Washington (Alliance News) - The US government Monday announced a crackdown on US companies that use mergers and takeovers to move their headquarters to countries with lower taxes.

US Treasury Secretary Jacob Lew said the practice, known as corporate inversion, was an "unfair loophole" that puts a larger tax burden on all other taxpayers, including small businesses.

The most recent such case was the US hamburger chain Burger King, which in August announced its purchase of Canadian doughnut chain Tim Hortons and said it would move its headquarters to Canada.

The new rules - including a ban on companies using foreign cash without paying US taxes - would apply to deals that close starting Monday, Lew said, according to Bloomberg news agency.

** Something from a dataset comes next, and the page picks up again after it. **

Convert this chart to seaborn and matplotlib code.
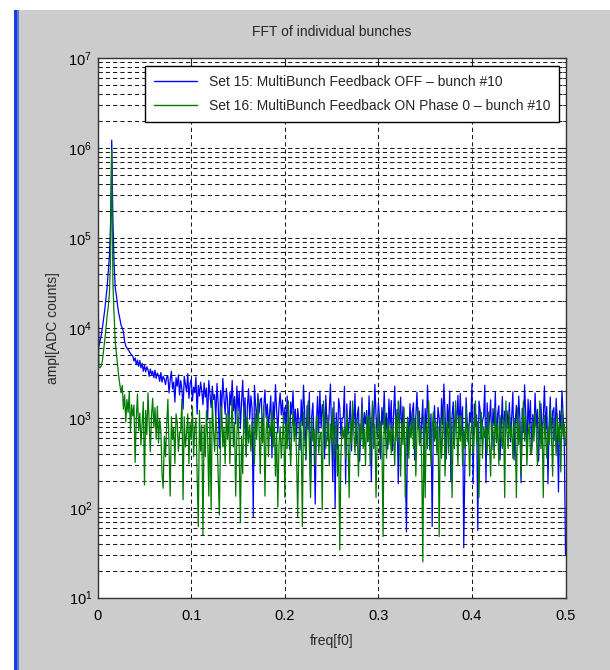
import numpy as np
import pandas as pd
import matplotlib
matplotlib.use("Agg")
import matplotlib.pyplot as plt
import seaborn as sns
from matplotlib.patches import Rectangle
from matplotlib.ticker import FixedLocator, NullFormatter, NullLocator, LogFormatterSciNotation

# FFT amplitude of bunch #10 [ADC counts], one value per frequency bin from 0 to 0.5 f0
off_amp = [
    48000, 6200, 7200, 8300, 10000, 12600, 15800, 21000, 28000, 42000,
    63000, 145000, 1230000, 160000, 52000, 28000, 23000, 17800, 14500, 12600,
    10700, 10000, 9100, 7100, 6300, 6000, 5750, 5500, 5250, 5000,
    4900, 4300, 4650, 3900, 4400, 3750, 4350, 3600, 4050, 3300,
    3850, 3250, 3700, 3450, 2900, 3500, 3050, 3300, 2800, 3400,
    2750, 3150, 2950, 2550, 3200, 2500, 2900, 2700, 2350, 2850,
    2900, 1900, 2650, 3300, 2100, 2500, 1500, 2800, 2250, 3000,
    1800, 2600, 2100, 1250, 2900, 2350, 1950, 3100, 1650, 2400,
    2700, 1550, 2200, 1900, 2850, 1100, 2300, 1750, 2500, 2000,
    1400, 2450, 1700, 2150, 950, 2600, 1850, 1300, 2250, 1600,
    1820, 990, 2420, 1470, 460, 2020, 1300, 2750, 1650, 1100,
    2130, 1550, 700, 1920, 1380, 2620, 1200, 1730, 860, 2260,
    1210, 1970, 760, 1510, 2620, 1050, 1680, 400, 1360, 2110,
    970, 1760, 1290, 80, 2300, 1440, 870, 1860, 1130, 1600,
    1660, 550, 1290, 2050, 1010, 1430, 780, 1150, 1760, 360,
    1500, 940, 2340, 1210, 680, 1350, 1890, 1080, 1580, 860,
    1300, 700, 1750, 980, 450, 1500, 1100, 2000, 830, 1250,
    610, 1270, 960, 440, 1590, 820, 2310, 1110, 340, 1370,
    750, 1930, 190, 1040, 1470, 530, 110, 890, 1730, 680,
    1990, 770, 1410, 1070, 350, 1780, 920, 550, 1230, 2380,
    700, 200, 1510, 100, 1140, 450, 1640, 1310, 630, 990,
    1010, 2240, 185, 1430, 660, 930, 1540, 430, 1230, 800,
    1870, 510, 1080, 1330, 330, 730, 1680, 590, 1150, 860,
    1210, 540, 1760, 910, 195, 1400, 770, 2360, 1060, 620,
    1500, 980, 350, 1300, 840, 1970, 690, 1130, 450, 1620,
    800, 1560, 430, 1090, 2260, 670, 1240, 185, 940, 1700,
    600, 1340, 870, 330, 54, 1020, 520, 1440, 740, 1170,
    1470, 340, 1040, 1930, 750, 1190, 530, 890, 1590, 190,
    1270, 680, 2310, 960, 440, 1110, 62, 820, 1370, 610,
    630, 1310, 990, 450, 1640, 840, 2380, 1140, 350, 1410,
    770, 1990, 195, 1070, 1510, 550, 1230, 920, 1780, 700,
    1870, 730, 1330, 36, 330, 1680, 860, 510, 1150, 900,
    2400, 185, 1430, 800, 1080, 56, 1540, 1230, 590, 930,
    1040, 2310, 190, 1470, 680, 960, 1590, 440, 1270, 820,
    1930, 530, 1110, 1370, 340, 750, 1730, 610, 1190, 890,
    1200, 760, 1480, 540, 1050, 1950, 340, 900, 1380, 620,
    1750, 970, 190, 1280, 690, 2330, 1120, 440, 1610, 830,
    1560, 430, 1090, 670, 1890, 800, 1240, 330, 940, 1440,
    600, 1020, 2260, 740, 1340, 185, 870, 1700, 520, 1170,
    1300, 560, 1650, 900, 150, 1200, 750, 2000, 1050, 480,
    30,
]

on_amp = [
    50000, 3700, 3600, 3800, 4300, 5600, 7400, 9500, 13500, 17000,
    24000, 60000, 950000, 32000, 14000, 7000, 5200, 3800, 2900, 2300,
    1900, 2300, 1250, 1800, 900, 1600, 1150, 1950, 700, 1400,
    1050,
    1390, 320, 980, 1840, 720, 1130, 500, 850, 1510, 180,
    1210, 650, 1900, 920, 420, 1060, 1650, 780, 1300, 580,
    1350, 525, 955, 725, 240, 165, 625, 370, 835, 1610,
    475, 135, 1030, 575, 780, 310, 1110, 890, 425, 675,
    725, 1610, 123, 1030, 475, 675, 1110, 310, 890, 575,
    1350, 370, 780, 955, 240, 62, 1210, 425, 835, 50,
    835, 370, 1210, 625, 135, 955, 95, 1610, 725, 425,
    1030, 675, 240, 83, 575, 1350, 475, 780, 310, 1110,
    575, 1110, 310, 780, 1610, 475, 890, 135, 675, 1210,
    425, 68, 625, 240, 1350, 725, 370, 1030, 525, 835,
    425, 890, 675, 310, 1110, 575, 1610, 780, 240, 955,
    525, 1350, 135, 725, 1030, 370, 835, 625, 1210, 475,
    985, 225, 695, 102, 505, 800, 355, 600, 1065, 130,
    855, 455, 1545, 645, 295, 745, 1160, 550, 915, 405,
    80, 505, 915, 695, 62, 1160, 600, 355, 800, 1545,
    455, 130, 985, 550, 745, 295, 1065, 855, 405, 645,
    695, 95, 1545, 985, 455, 645, 1065, 295, 855, 550,
    1295, 355, 745, 915, 225, 505, 34, 405, 800, 600,
    800, 355, 1160, 600, 130, 915, 505, 1545, 695, 405,
    985, 645, 225, 855, 550, 1295, 455, 745, 295, 1065,
    550, 1065, 295, 745, 1545, 455, 855, 130, 645, 1160,
    405, 915, 600, 48, 1295, 695, 355, 985, 505, 800,
    405, 855, 645, 295, 1065, 550, 1545, 745, 225, 915,
    505, 1295, 130, 695, 985, 355, 800, 600, 1160, 455,
    985, 225, 695, 1295, 505, 800, 355, 25, 1065, 130,
    855, 455, 1545, 645, 295, 745, 1160, 550, 915, 405,
    800, 48, 985, 355, 695, 1295, 225, 600, 915, 405,
    1160, 645, 130, 855, 455, 1545, 745, 295, 1065, 550,
    1065, 295, 745, 455, 1295, 550, 855, 225, 645, 985,
    405, 695, 1545, 505, 915, 130, 600, 1160, 355, 800,
    600, 800, 405, 1160, 505, 225, 915, 745, 355, 1295,
    550, 855, 295, 1065, 645, 455, 985, 130, 1545, 695,
    455, 1160, 600, 800, 355, 985, 695, 130, 1295, 505,
    915, 225, 745, 1545, 550, 1065, 295, 645, 855, 405,
    405, 915, 550, 1160, 745, 295, 645, 1545, 455, 855,
    130, 1065, 600, 355, 800, 505, 1295, 695, 225, 985,
    760, 380, 1100, 540, 900, 250, 1300, 620, 850, 500,
]

series_names = [
    "Set 15: MultiBunch Feedback OFF \u2013 bunch #10",
    "Set 16: MultiBunch Feedback ON Phase 0 \u2013 bunch #10",
]
series_colors = ["#0000ff", "#007a00"]
x_ticks = [0, 0.1, 0.2, 0.3, 0.4, 0.5]
x_tick_labels = ["0", "0.1", "0.2", "0.3", "0.4", "0.5"]
y_ticks = [1e1, 1e2, 1e3, 1e4, 1e5, 1e6, 1e7]

# frequency bins of the half spectrum, in units of f0
n_bins = len(off_amp)
freq = np.arange(n_bins) * 0.5 / (n_bins - 1)

df = pd.concat([
    pd.DataFrame({"freq": freq, "ampl": off_amp, "set": series_names[0]}),
    pd.DataFrame({"freq": freq, "ampl": on_amp, "set": series_names[1]}),
])

sns.set_style("white")
plt.rcParams["font.family"] = ["Liberation Sans", "DejaVu Sans"]
plt.rcParams["mathtext.fontset"] = "custom"
plt.rcParams["mathtext.rm"] = "Liberation Sans"
plt.rcParams["mathtext.it"] = "Liberation Sans"
plt.rcParams["mathtext.bf"] = "Liberation Sans"
FS = 10

fig = plt.figure(figsize=(6.1, 6.7), dpi=100, facecolor="white")
W, H = 610, 670

# grey window area with blue bar on the left
fig.patches.append(Rectangle((19 / W, 0), 1, 1 - 10 / H, transform=fig.transFigure,
                             facecolor="#cccccc", edgecolor="none", zorder=-10))
fig.patches.append(Rectangle((13.5 / W, 0), 3 / W, 1 - 10 / H, transform=fig.transFigure,
                             facecolor="#1a3fd9", edgecolor="none", zorder=-9))
fig.patches.append(Rectangle((16.5 / W, 0), 2.5 / W, 1 - 10 / H, transform=fig.transFigure,
                             facecolor="#4f7ae6", edgecolor="none", zorder=-9))

left, right, top, bottom = 97.7, 565.5, 58.3, 597.7
ax = fig.add_axes([left / W, 1 - bottom / H, (right - left) / W, (bottom - top) / H])
ax.set_facecolor("white")

sns.lineplot(data=df, x="freq", y="ampl", hue="set", palette=series_colors,
             estimator=None, sort=False, linewidth=0.9, ax=ax)

ax.set_yscale("log")
ax.set_xlim(0, 0.5)
ax.set_ylim(10, 1e7)
ax.xaxis.set_major_locator(FixedLocator(x_ticks))
ax.xaxis.set_minor_locator(NullLocator())
ax.set_xticklabels(x_tick_labels)
ax.yaxis.set_major_locator(FixedLocator(y_ticks))
ax.yaxis.set_major_formatter(LogFormatterSciNotation())
minor_y = [m * 10.0 ** e for e in range(1, 7) for m in range(2, 10)]
ax.yaxis.set_minor_locator(FixedLocator(minor_y))
ax.yaxis.set_minor_formatter(NullFormatter())

grid_kw = dict(color="#1a1a1a", linestyle=(0, (4, 3)), linewidth=0.75)
ax.grid(True, which="major", axis="both", **grid_kw)
ax.grid(True, which="minor", axis="y", **grid_kw)
ax.set_axisbelow(True)

ax.tick_params(which="major", direction="in", length=5, width=0.8, top=True, right=True,
               labelsize=10.5, colors="#222222", labelcolor="black")
ax.tick_params(axis="x", which="major", pad=8)
ax.tick_params(axis="y", which="major", pad=4)
ax.tick_params(which="minor", direction="in", length=3, width=0.6, left=True, right=True,
               colors="#222222")
for s in ax.spines.values():
    s.set_color("#333333")
    s.set_linewidth(1.0)
    s.set_visible(True)

ax.set_title("FFT of individual bunches", fontsize=FS, pad=16)
ax.set_xlabel("freq[f0]", fontsize=FS, labelpad=8)
ax.set_ylabel("ampl[ADC counts]", fontsize=FS, labelpad=6)

handles, labels = ax.get_legend_handles_labels()
leg = ax.legend(handles, series_names, loc="upper right", bbox_to_anchor=(0.987, 0.986),
                borderaxespad=0, fontsize=FS, frameon=True, fancybox=False, framealpha=1,
                edgecolor="black", handlelength=3.1, handletextpad=0.85, borderpad=0.65,
                labelspacing=0.7)
leg.get_frame().set_linewidth(1.0)
for line in leg.get_lines():
    line.set_linewidth(1.0)

fig.savefig("out.png", dpi=100, facecolor=fig.get_facecolor())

Lew said they were a stop-gap measure until Congress reconvenes after November elections to consider more far-reaching steps that the Obama administration backs.

"This action will significantly diminish the ability of inverted companies to escape US taxation," he said. "For some companies considering deals, today's action will mean that inversions no longer make economic sense."

But he made clear that the clampdown was not aimed at company mergers driven for other reasons, "such as efficiency or expansion."

"Genuine cross-border mergers make the US economy stronger by enabling US companies to invest overseas and encouraging foreign investment to flow into the US," he said in a statement.

In the Burger King case, managers of both companies insisted the merger was about accelerating growth, not dodging taxes. That deal would create the world's third-largest fast-food chain.

The tax rate charged to Canadian companies is about 26.5%, while the top US corporate income tax rate is about 40%, according to the accounting and consulting firm KPMG.